In my opinion, weight isn’t a massive drawback since most of the time you’ll be riding the luggage. You don’t have to frequently the Micro Luggage up, only when putting into a plane’s overhead compartment or when loading it into the trunk of a car.
One thing that I am concerned about the weight, though, is that it is too heavy for a lot of international airlines, both budget and standard. Air France has a carry-on weight limit of 26 lbs, Air China’s limit is 11 lbs, Air New Zealand’s limit is 15 lbs and Lufthansa has a limit of 17.5 lbs.
With a suitcase weighing 11.9 lbs, you wouldn’t even be able to travel carry-on on Air China even if it’s empty.
Most airline in America don’t have weight limits, so weight isn’t a big issue, however Hawaiian Airlines has a 25 lb carry-on limit and Frontier Airlines has a 35 lb limit.
Compared to other carry-on suitcases, the Micro Luggage has a small capacity.
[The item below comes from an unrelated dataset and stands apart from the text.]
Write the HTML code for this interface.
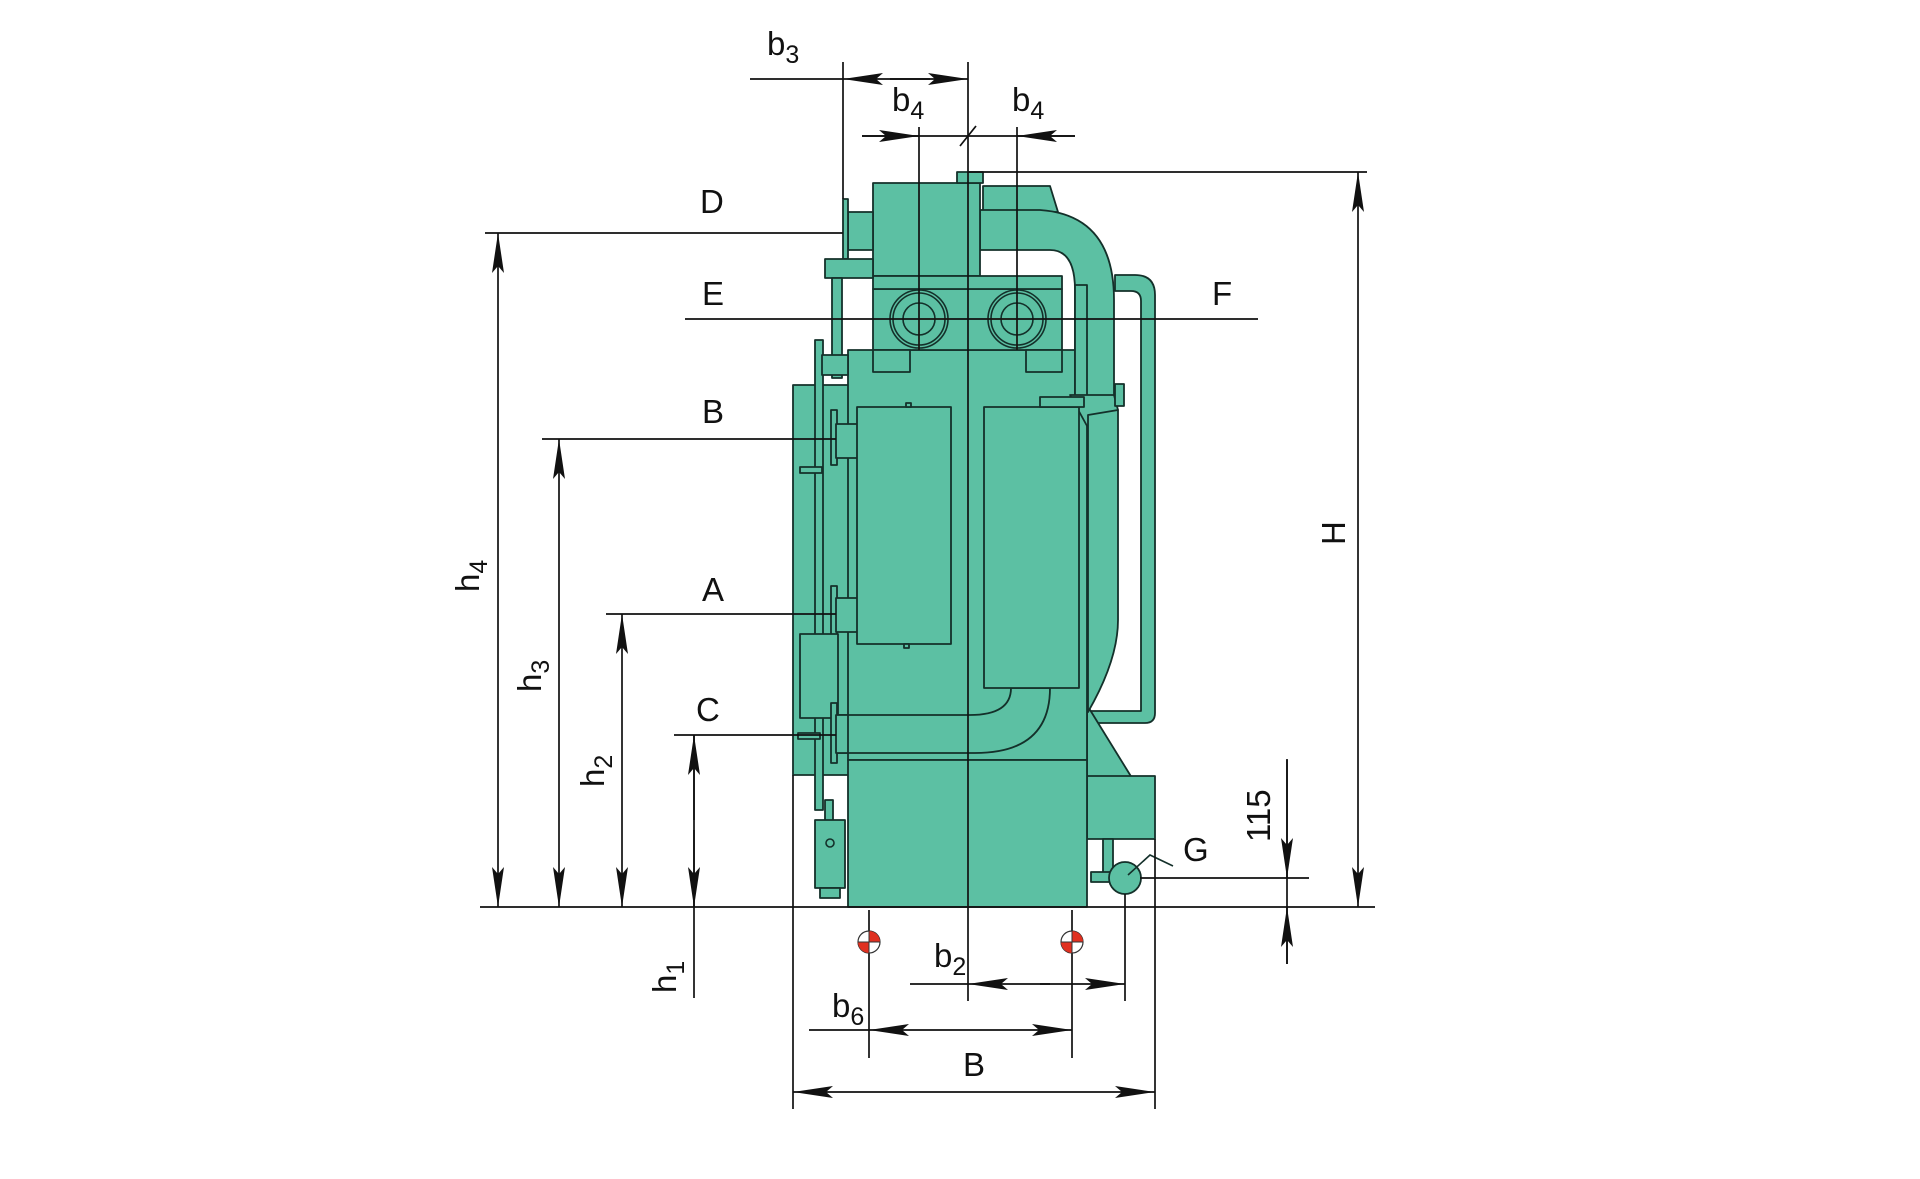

That is for two reasons: (1) there’s a kickboard attached to it and (2) it has a more curved design instead of the normal boxy suitcase design. I’ve used the bag for a weekend trip, but you’re going to have to pack very light if you want to use it for weeklong or longer trips.
I’d prefer if the zippers on the Micro Luggage were lockable, but honestly, I’d be more concerned about someone walking off with the entire luggage than I would about a thief opening the main compartment.
The Micro Luggage is a scooter-suitcase hybrid that’s not only practical, it’s a lot of fun to ride. The design overall is well thought out, and despite some small quirks.
The Micro Luggage costs retail $299. $300 isn’t cheap, but I think in the end it’s worth it considering it’s a suitcase with a built in scooter and that it’s cheaper than some normal carry-on suitcases.